On 11/09/20 15:01, Sakari Ailus wrote:
> Hi Luca,
>
> On Fri, Sep 11, 2020 at 02:49:26PM +0200, Luca Ceresoli wrote:
>> Hi Sakari,
>>
>> On 03/09/20 10:15, Sakari Ailus wrote:
>>>
>>> Hi all,
>>>
>>> These patches enable calling (and finishing) a driver's probe function
>>> without powering on the respective device on busses where the practice is
>>> to power on the device for probe. While it generally is a driver's job to
>>> check the that the device is there, there are cases where it might be
>>> undesirable. (In this case it stems from a combination of hardware design
>>> and user expectations; see below.) The downside with this change is that
>>> if there is something wrong with the device, it will only be found at the
>>> time the device is used. In this case (the camera sensors + EEPROM in a
>>> sensor) I don't see any tangible harm from that though.
>>>
>>> An indication both from the driver and the firmware is required to allow
>>> the device's power state to remain off during probe (see the first patch).
>>>
>>>
>>> The use case is such that there is a privacy LED next to an integrated
>>> user-facing laptop camera, and this LED is there to signal the user that
>>> the camera is recording a video or capturing images. That LED also happens
>>> to be wired to one of the power supplies of the camera, so whenever you
>>> power on the camera, the LED will be lit, whether images are captured from
>>> the camera --- or not. There's no way to implement this differently
>>> without additional software control (allowing of which is itself a
>>> hardware design decision) on most CSI-2-connected camera sensors as they
>>> simply have no pin to signal the camera streaming state.
>>>
>>> This is also what happens during driver probe: the camera will be powered
>>> on by the I²C subsystem calling dev_pm_domain_attach() and the device is
>>> already powered on when the driver's own probe function is called. To the
>>> user this visible during the boot process as a blink of the privacy LED,
>>> suggesting that the camera is recording without the user having used an
>>> application to do that. From the end user's point of view the behaviour is
>>> not expected and for someone unfamiliar with internal workings of a
>>> computer surely seems quite suspicious --- even if images are not being
>>> actually captured.
>>>
>>> I've tested these on linux-next master. They also apply to Wolfram's
>>> i2c/for-next branch, there's a patch that affects the I²C core changes
>>> here (see below). The patches apart from that apply to Bartosz's
>>> at24/for-next as well as Mauro's linux-media master branch.
>>
>> Apologies for having joined this discussion this late.
>
> No worries. But thanks for the comments.
>
>>
>> This patchset seems a good base to cover a different use case, where I
>> also cannot access the physical device at probe time.
>>
>> I'm going to try these patches, but in my case there are a few
>> differences that need a better understanding.
>>
>> First, I'm using device tree, not ACPI. In addition to adding OF support
>> similar to the work you've done for ACPI, I think instead of
>> acpi_dev_state_low_power() we should have a function that works for both
>> ACPI and DT.
>
> acpi_dev_state_low_power() is really ACPI specific: it does tell the ACPI
> power state of the device during probe or remove. It is not needed on DT
> since the power state of the device is controlled directly by the driver.
> On I²C ACPI devices, it's the framework that powers them on for probe.
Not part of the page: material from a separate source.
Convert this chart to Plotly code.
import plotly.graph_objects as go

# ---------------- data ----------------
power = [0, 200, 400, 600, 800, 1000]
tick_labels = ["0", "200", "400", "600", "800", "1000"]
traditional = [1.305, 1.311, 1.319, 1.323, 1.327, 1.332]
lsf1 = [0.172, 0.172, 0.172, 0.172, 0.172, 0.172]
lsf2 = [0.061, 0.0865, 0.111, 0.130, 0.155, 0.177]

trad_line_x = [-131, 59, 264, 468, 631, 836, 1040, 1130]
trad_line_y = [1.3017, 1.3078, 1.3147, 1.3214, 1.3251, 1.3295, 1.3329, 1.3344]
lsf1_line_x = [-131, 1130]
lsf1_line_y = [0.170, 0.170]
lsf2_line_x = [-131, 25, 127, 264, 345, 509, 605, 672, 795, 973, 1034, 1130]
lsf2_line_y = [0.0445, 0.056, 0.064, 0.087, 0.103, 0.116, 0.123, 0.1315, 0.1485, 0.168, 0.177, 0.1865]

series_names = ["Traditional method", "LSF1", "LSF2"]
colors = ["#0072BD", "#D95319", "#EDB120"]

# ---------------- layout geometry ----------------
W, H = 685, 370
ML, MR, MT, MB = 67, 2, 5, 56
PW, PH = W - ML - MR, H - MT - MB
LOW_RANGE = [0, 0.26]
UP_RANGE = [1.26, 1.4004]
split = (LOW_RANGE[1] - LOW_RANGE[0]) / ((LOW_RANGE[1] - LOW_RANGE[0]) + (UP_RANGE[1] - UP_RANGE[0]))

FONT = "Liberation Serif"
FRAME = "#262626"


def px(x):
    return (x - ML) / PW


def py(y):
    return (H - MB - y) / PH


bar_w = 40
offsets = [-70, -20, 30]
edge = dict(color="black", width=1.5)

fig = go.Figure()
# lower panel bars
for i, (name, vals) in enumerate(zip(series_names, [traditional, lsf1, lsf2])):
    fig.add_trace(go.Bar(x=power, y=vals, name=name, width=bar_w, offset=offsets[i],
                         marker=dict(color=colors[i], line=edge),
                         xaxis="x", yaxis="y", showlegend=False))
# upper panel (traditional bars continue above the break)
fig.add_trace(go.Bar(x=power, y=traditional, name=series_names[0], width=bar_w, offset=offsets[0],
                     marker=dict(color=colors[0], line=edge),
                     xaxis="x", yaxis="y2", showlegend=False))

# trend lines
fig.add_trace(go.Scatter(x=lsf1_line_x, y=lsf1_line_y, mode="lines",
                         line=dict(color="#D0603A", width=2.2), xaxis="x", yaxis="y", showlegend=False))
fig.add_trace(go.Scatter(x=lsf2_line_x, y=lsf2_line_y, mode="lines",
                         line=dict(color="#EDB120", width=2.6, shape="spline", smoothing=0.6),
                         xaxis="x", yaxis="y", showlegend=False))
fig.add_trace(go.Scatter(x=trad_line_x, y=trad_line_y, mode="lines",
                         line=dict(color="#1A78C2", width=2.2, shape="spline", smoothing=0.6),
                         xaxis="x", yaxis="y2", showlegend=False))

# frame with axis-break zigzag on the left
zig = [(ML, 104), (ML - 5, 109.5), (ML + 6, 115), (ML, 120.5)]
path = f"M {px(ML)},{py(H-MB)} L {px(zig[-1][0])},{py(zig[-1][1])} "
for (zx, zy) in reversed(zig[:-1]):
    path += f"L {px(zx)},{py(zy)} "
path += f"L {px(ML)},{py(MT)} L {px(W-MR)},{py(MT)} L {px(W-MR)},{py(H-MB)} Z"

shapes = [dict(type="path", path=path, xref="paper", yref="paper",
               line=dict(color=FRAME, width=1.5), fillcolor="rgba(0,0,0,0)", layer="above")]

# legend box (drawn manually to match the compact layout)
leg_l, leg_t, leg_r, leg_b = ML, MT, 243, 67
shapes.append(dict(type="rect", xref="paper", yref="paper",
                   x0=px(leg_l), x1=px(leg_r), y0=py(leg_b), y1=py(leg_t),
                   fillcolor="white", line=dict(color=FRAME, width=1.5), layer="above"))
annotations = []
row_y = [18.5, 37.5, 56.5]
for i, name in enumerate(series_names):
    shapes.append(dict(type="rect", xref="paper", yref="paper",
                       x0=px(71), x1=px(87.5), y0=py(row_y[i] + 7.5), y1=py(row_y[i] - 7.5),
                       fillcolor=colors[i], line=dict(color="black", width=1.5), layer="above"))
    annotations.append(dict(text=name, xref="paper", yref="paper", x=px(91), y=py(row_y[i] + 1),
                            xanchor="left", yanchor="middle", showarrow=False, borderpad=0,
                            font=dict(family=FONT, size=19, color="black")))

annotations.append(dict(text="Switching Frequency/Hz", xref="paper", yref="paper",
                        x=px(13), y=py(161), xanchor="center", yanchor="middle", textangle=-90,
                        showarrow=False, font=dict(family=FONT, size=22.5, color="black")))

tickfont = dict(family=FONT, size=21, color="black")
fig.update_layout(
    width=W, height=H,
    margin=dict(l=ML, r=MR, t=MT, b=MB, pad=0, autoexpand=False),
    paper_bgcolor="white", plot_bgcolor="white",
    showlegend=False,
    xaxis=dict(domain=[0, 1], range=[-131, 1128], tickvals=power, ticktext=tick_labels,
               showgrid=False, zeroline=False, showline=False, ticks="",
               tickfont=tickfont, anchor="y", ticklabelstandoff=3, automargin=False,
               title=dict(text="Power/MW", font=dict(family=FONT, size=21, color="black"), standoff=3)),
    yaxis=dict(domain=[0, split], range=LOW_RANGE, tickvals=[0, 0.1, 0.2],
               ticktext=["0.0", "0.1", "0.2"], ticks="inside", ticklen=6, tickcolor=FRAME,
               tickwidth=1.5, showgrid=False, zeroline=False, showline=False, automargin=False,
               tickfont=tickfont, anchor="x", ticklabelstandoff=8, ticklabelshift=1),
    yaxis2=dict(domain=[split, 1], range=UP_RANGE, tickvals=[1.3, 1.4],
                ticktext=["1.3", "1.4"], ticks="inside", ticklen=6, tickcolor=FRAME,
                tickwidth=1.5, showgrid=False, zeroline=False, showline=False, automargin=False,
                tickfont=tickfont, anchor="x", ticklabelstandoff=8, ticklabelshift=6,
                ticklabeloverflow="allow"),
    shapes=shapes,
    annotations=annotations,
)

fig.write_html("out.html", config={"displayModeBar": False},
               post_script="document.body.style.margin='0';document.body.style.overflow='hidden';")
I see, thanks for clarifying. I'm not used to ACPI so I didn't get that.

> You could have a helper function on DT to tell a driver what to do in
> probe, but the functionality in that case is unrelated.

So in case of DT we might think of a function that just tells whether
the device is marked to allow low-power probe, but it's just an info
from DT:

int mydriver_probe(struct i2c_client *client)
{
...
low_power = of_dev_state_low_power(&client->dev);
if (!low_power) {
mydriver_initialize(); /* power+clocks, write regs */
}
...
}

...and, if (low_power), call mydriver_initialize() at first usage.

I'm wondering whether this might make sense in mainline.